Jn 2:1-12        After his time of contemplation and prayer in the Judaean Desert, Jesus returns north to Galilee (see 3 on Map 5). In the autumn of 26AD, he performs his first miracle at a family wedding at Cana in Galilee by turning water into wine. Six large stone jars had previously been filled with water for the Jewish guests to wash their hands so they would be ritually ‘clean’ before eating the wedding banquet (see Mark 7:1-4).

Heavy stone jars were used because they could be washed out to ‘cleanse’ them and then be re-used. Lighter earthenware jars would have had to be regularly replaced as they were slightly porous and therefore became ritually ‘unclean’ when handled by anyone who was ‘unclean’ (see Leviticus 11:33).

Jesus tells the servants to fill the jars again and to serve this ‘water’ to the guests – who are amazed that the host has kept the best wine until last.

 

Cana

Cana of Galilee was a village within walking distance of Nazareth (see Map 5). When Jesus and his family attended the wedding at Cana – where Jesus preformed his first recorded miracle – the water for ritual washing would have been stored in stone jars before being miraculously turned into wine.

Traditionally, ever since the purchase of property here in 1641 by Franciscan monks, the site of Biblical Cana has been identified as the hill top village of Kafr Kana, about 3 miles / 5km north east of Nazareth.
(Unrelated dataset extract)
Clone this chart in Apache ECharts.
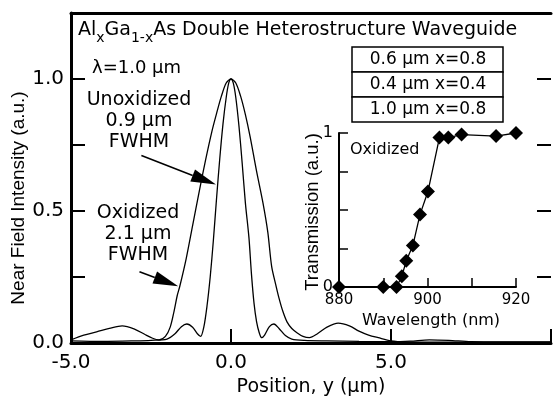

Today, visitors to Kafr Kana are welcome at the Franciscan Shrine of Cana that commemorates Jesus’s first miracle and the sanctity of Christian marriage.

Also in the village of Kafr Kana is St Bartholomew’s Chapel, which commemorates the home of Nathanael (Bartholomew) “from Cana in Galilee” (John 21:2).

St Bartholomew's Chapel, Cana

St Bartholomew's Chapel, Kafr Kana (Cana) (John 21:2)

Archaeological and historical evidence, however, identifies the site of Biblical Cana (the ‘place of reeds’) as the uninhabited mound at Khirbet Kana (meaning ‘ruins of Cana’), about 5 miles / 8 km north of Kafr Kana on a hillside overlooking the Bet Netufa valley. (The marshy valley floor here would have been filled with reeds in Jesus’s day).

Excavations at Khirbet Kana have revealed Roman and Byzantine pottery, underground cisterns to store rain water, a cross carved inside a cave, and other evidence that the first century village on this site became an early Christian pilgrimage site commemorating Jesus’s first miracle at Cana. Theodosius, writing in 530AD, reported that it was five miles from Diocaesarea to Cana of Galilee. Dioceasarea was an earlier name for Sepphoris, and this description fits the location of Khirbet Kana precisely. This location is confirmed on two Florentine maps dating from the 12th and 13th centuries. These place Sepphoris between Cana and Nazareth.